Vegalab (vegalab.com) is a company that has developed biopesticides that highlight a select group of plant and fungal extracts for their pest control properties.
Biological control, where compounds from living organisms are utilized in pest control, is a rapidly expanding field. Vegalab has utilized a saponin found in Camellia sinensis – the same tropical plant whose leaves are used for making common tea – for slug control. This Chinese camellia species is not to be confused with the Japanese camellia (Camellia japonica), the camellia with enormous flowers that bloom each winter. However, the tea plant is also suitable for growing in Southern California, reaching a height of 15 feet with fragrant white flowers that bloom in the fall.
You can find tea plants, in addition to hundreds or varieties of ornamental camellias, as well as several dozen other camellia species, at Nuccio’s (nuccionurseries.com) in Altadena. The saponin in tea leaves belongs to a group of botanical compounds that confer resistance to certain insect pests, as well as immunity to bacterial and fungal diseases. Saponins have a soapy or emulsifying property, meaning that they act as surfactants, sticking to leaf surfaces and thus minimizing the amount of product that needs to applied for slug, as well as ant, deterrence.
Another Vegalab biological control product utilizes the root of shrubby sophora (Sophora flavescens) to combat mites and larvae of all kinds. It has also shown effectiveness in controlling aphids, thrips, whiteflies, and planthoppers. The pagoda tree (Sophora japonica) is a related species that is grown ornamentally in our part of the world. It grows 25 feet tall and forms a perfectly symmetrical dome that casts enough shade to picnic under it on hot days. A leguminous pod-forming tree, its fragrant yellowish-white flowers bloom abundantly in the summer.
Vegalab is using a by-product of fungus metabolism to combat fungus – powdery mildew fungus, to be precise. Powdery mildew is the most common foliar fungal pest, which may appear as spotty, tactile white growth on virtually any plant when conditions for its proliferation – leaf surfaces that stay moist for several hours in warm temperatures – are present. Fungi that produce enzymes that break down cell walls are grown under controlled conditions and then these enzymes are isolated and sprayed on plants susceptible to powdery mildew fungus. The enzymes break down the cell walls of the developing fungus before it can get a foothold and cause damage. A similar product is used for control of fungal spore germination and is derived from thyme, the popular culinary herb; even where the fungus is already established, this product can be effective in halting its spread.
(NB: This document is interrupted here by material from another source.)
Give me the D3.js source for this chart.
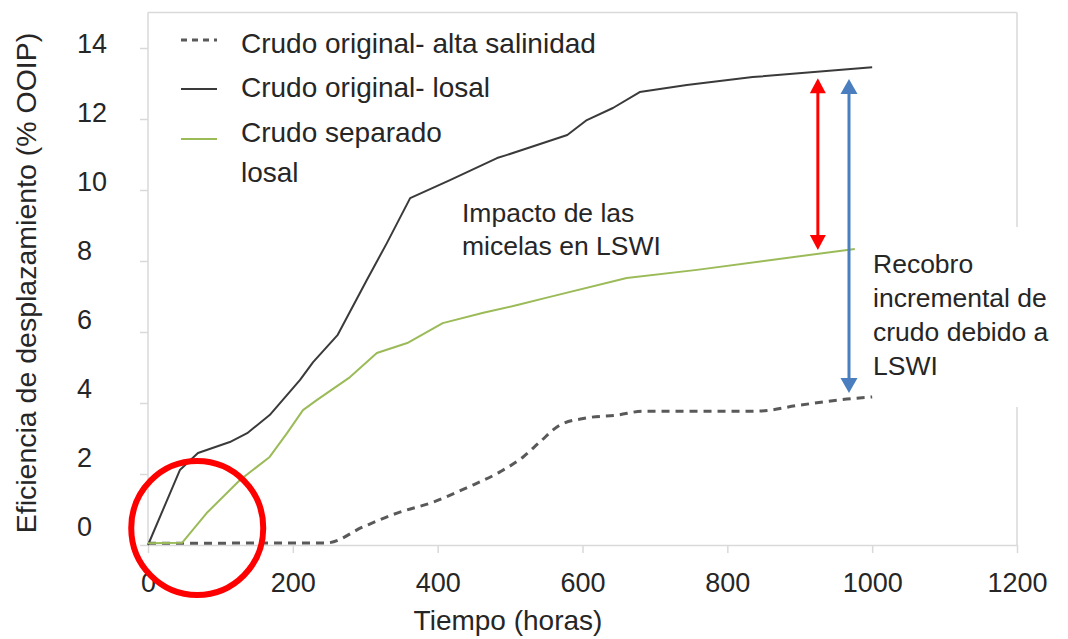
<!DOCTYPE html>
<html><head><meta charset="utf-8">
<script src="https://cdn.jsdelivr.net/npm/d3@7/dist/d3.min.js"></script>
<style>
body{margin:0;background:#fff}
svg{display:block}
text{font-family:"Liberation Sans",Arial,sans-serif}
</style>
</head><body>
<svg id="c" width="1068" height="639"></svg>
<script>
// ---- data ----
const seriesNames = ["Crudo original- alta salinidad", "Crudo original- losal", "Crudo separado losal"];
const altaHours  = [0, 247, 297, 344, 394, 440, 486, 518, 541, 569, 606, 648, 684, 841, 900, 965, 1000];
const altaValues = [0.05, 0.06, 0.51, 0.9, 1.21, 1.61, 2.06, 2.48, 2.9, 3.38, 3.58, 3.66, 3.77, 3.77, 3.94, 4.11, 4.17];
const losalHours  = [0, 44, 69, 113, 137, 168, 210, 228, 262, 302, 330, 362, 417, 482, 496, 579, 606, 642, 679, 744, 835, 1000];
const losalValues = [0, 2.11, 2.59, 2.9, 3.15, 3.66, 4.65, 5.15, 5.92, 7.46, 8.51, 9.77, 10.28, 10.9, 10.99, 11.55, 11.97, 12.31, 12.76, 12.96, 13.18, 13.46];
const sepHours  = [0, 47, 81, 127, 168, 192, 214, 233, 279, 316, 358, 407, 463, 510, 555, 661, 758, 976];
const sepValues = [0.05, 0.06, 0.9, 1.83, 2.48, 3.15, 3.8, 4.08, 4.73, 5.41, 5.69, 6.25, 6.54, 6.76, 6.99, 7.52, 7.75, 8.34];
const xTicks = [0, 200, 400, 600, 800, 1000, 1200];
const yTicks = [0, 2, 4, 6, 8, 10, 12, 14];
const xTitle = "Tiempo (horas)";
const yTitle = "Eficiencia de desplazamiento (% OOIP)";
const legendLabels = [["Crudo original- alta salinidad"], ["Crudo original- losal"], ["Crudo separado", "losal"]];
const impactoText = ["Impacto de las", "micelas en LSWI"];
const recobroText = ["Recobro", "incremental de", "crudo debido a", "LSWI"];
// annotation arrows in data units: hour, from value, to value
const redArrow  = {t: 925, v0: 8.31, v1: 13.15};
const blueArrow = {t: 968, v0: 4.28, v1: 13.13};
const circleCenter = {t: 68, v: 0.48};

// ---- layout ----
const svg = d3.select("#c");
const x = d3.scaleLinear().domain([0, 1200]).range([148, 1017]);
const y = d3.scaleLinear().domain([0, 15]).range([545, 12.5]);
const yLab = d3.scaleLinear().domain([0, 14]).range([526, 43]);
const frameCol = "#d9d9d9";
const textCol = "#262626";

// frame: top and right border
svg.append("line").attr("x1", x(0)).attr("x2", x(1200)).attr("y1", y(15)).attr("y2", y(15))
  .attr("stroke", frameCol).attr("stroke-width", 1.5);
svg.append("line").attr("x1", x(1200)).attr("x2", x(1200)).attr("y1", y(15)).attr("y2", y(0))
  .attr("stroke", frameCol).attr("stroke-width", 1.5);

// y axis (ticks/line)
const gy = svg.append("g").attr("transform", `translate(${x(0)},0)`)
  .call(d3.axisLeft(y).tickValues(yTicks).tickSize(8).tickSizeOuter(0).tickFormat(""));
gy.select(".domain").attr("d", `M0,${y(15)}V${y(0)}`);
gy.selectAll("path,line").attr("stroke", frameCol).attr("stroke-width", 1.5);

// y labels
const gyl = svg.append("g").attr("transform", "translate(77,0)")
  .call(d3.axisLeft(yLab).tickValues(yTicks).tickSize(0).tickPadding(0).tickFormat(d3.format("d")));
gyl.select(".domain").remove();
gyl.selectAll("text").attr("x", 0).attr("text-anchor", "start").attr("dy", "0.36em")
  .attr("font-size", 27).attr("fill", textCol).style("font-family", '"Liberation Sans",Arial,sans-serif');

// x axis
const gx = svg.append("g").attr("transform", `translate(0,${y(0)})`)
  .call(d3.axisBottom(x).tickValues(xTicks).tickSize(8).tickSizeOuter(0).tickPadding(20).tickFormat(d3.format("d")));
gx.selectAll("path,line").attr("stroke", frameCol).attr("stroke-width", 1.5);
gx.selectAll("text").attr("font-size", 27).attr("fill", textCol).style("font-family", '"Liberation Sans",Arial,sans-serif');

// titles
svg.append("text").attr("x", 508).attr("y", 630).attr("text-anchor", "middle")
  .attr("font-size", 28).attr("fill", textCol).text(xTitle);
svg.append("text").attr("transform", "translate(36,283) rotate(-90)").attr("text-anchor", "middle")
  .attr("font-size", 28.5).attr("fill", textCol).text(yTitle);

// white box behind "Recobro" annotation
svg.append("rect").attr("x", 866).attr("y", 227).attr("width", 202).attr("height", 180).attr("fill", "#fff");

// series lines
const line = d3.line().x(d => x(d[0])).y(d => y(d[1]));
const lineSmooth = d3.line().x(d => x(d[0])).y(d => y(d[1])).curve(d3.curveMonotoneX);
const zip = (a, b) => a.map((v, i) => [v, b[i]]);
const series = [
  {name: seriesNames[0], data: zip(altaHours, altaValues), color: "#595959", width: 3, dash: "8,6", gen: lineSmooth},
  {name: seriesNames[1], data: zip(losalHours, losalValues), color: "#3a3a3a", width: 2, dash: null, gen: line},
  {name: seriesNames[2], data: zip(sepHours, sepValues), color: "#9bbb59", width: 2, dash: null, gen: line}
];
series.forEach(s => {
  svg.append("path").attr("d", s.gen(s.data)).attr("fill", "none")
    .attr("stroke", s.color).attr("stroke-width", s.width)
    .attr("stroke-dasharray", s.dash).attr("stroke-linejoin", "round");
});

// legend
const legY = [40, 89, 139];
const legBase = [53, 97, 142];
series.forEach((s, i) => {
  svg.append("line").attr("x1", 181).attr("x2", 217).attr("y1", legY[i]).attr("y2", legY[i])
    .attr("stroke", s.color).attr("stroke-width", s.width).attr("stroke-dasharray", s.dash ? "6,5" : null);
  const t = svg.append("text").attr("x", 241).attr("y", legBase[i]).attr("font-size", 28).attr("fill", textCol);
  legendLabels[i].forEach((ln, j) => {
    t.append("tspan").attr("x", 241).attr("dy", j === 0 ? 0 : 40).text(ln);
  });
});

// annotations text
const ti = svg.append("text").attr("x", 462).attr("y", 222).attr("font-size", 26.5).attr("fill", textCol);
impactoText.forEach((ln, j) => ti.append("tspan").attr("x", 462).attr("dy", j === 0 ? 0 : 33).text(ln));
const tr = svg.append("text").attr("x", 873).attr("y", 273).attr("font-size", 26.5).attr("fill", textCol);
recobroText.forEach((ln, j) => tr.append("tspan").attr("x", 873).attr("dy", j === 0 ? 0 : 34).text(ln));

// arrows
function arrow(a, color, headW, headL, sw) {
  const xp = x(a.t), yTop = y(a.v1), yBot = y(a.v0);
  svg.append("line").attr("x1", xp).attr("x2", xp).attr("y1", yTop + headL - 2).attr("y2", yBot - headL + 2)
    .attr("stroke", color).attr("stroke-width", sw);
  svg.append("path").attr("d", `M${xp},${yTop}L${xp - headW / 2},${yTop + headL}L${xp + headW / 2},${yTop + headL}Z`).attr("fill", color);
  svg.append("path").attr("d", `M${xp},${yBot}L${xp - headW / 2},${yBot - headL}L${xp + headW / 2},${yBot - headL}Z`).attr("fill", color);
}
arrow(redArrow, "#ff0000", 16, 15, 3);
arrow(blueArrow, "#4a7ebf", 17, 15, 3);

// red circle
svg.append("ellipse").attr("cx", x(circleCenter.t)).attr("cy", y(circleCenter.v))
  .attr("rx", 66).attr("ry", 67).attr("fill", "none").attr("stroke", "#ff0000").attr("stroke-width", 6);
</script>
</body></html>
With the heavy rains we experienced this winter, mushrooms are being noticed in our gardens that have not been seen in years. Forays into the wild are also yielding large crops of edible mushrooms such as morels and chanterelles that connoisseurs of these saprophytic treasures have not encountered in two decades. To learn more about our local mushrooms, you might want to attend a meeting of the Los Angeles Mycological Society. This group meets the third Monday of each month from October through May (except February), at 7:30 pm in the Verdugo Room of the Sparr Heights Community Center, 1613 Glencoe Way, in Glendale. A mushroom identification hour, starting at 6:30 pm prior to the monthly meeting, is an opportunity to determine the edibility of mushrooms you may have foraged, whether at home or on a hike.
Ellie Gardner is an African violet variety whose leaves are dappled with cream and pink markings. Its flowers have the appearance of miniature pink roses and it blooms non-stop as long as plentiful ambient light is available. There are a plethora of African violet varieties with variegated foliage and you can find more than a hundred of them, listed as sports, at africanvioletsocietyofamerica.org
Browsing the site, you will also discover everything you need to know about growing African violets. Buckeye Cranberry Sparkler, winner of the Society’s outstanding African violet of the year three years in a row, has green leaves with broad cream-colored margins topped by a large clutch of raspberry-colored flowers. Search “variegated African violets” for an adventure in unexpected and unpredictable foliar design among the seemingly endless number of varieties of this most popular of all indoor flowering plants.
California native of the week: Of the 12 species of California native lilies, leopard lily (Lilum pardalinum) is the easiest to grow. It is recognizable by its pendant, reddish-orange, turban-like flowers with multiple spots. It can grow in the sun but usually does better in partial shade since it prefers somewhat moist, if well-draining soil. Wayne Roderick, writing in “Pacific Horticulture,” regales the leopard lily as follows. “It is so easy to grow that it can become almost invasive! It grows to about five or six feet high with as many as 15 bright red flowers on each stem. If the plant likes the location, a single bulb can become a large clump of 40 or 50 in less than five years.” That’s an invasive problem I’m sure all of us would welcome. Carole Bernstein, in “California Native Plants for the Garden.” suggests planting it under riparian trees such as sycamore and alder, in the company of “giant chain fern, coral bells, and western azaleas.”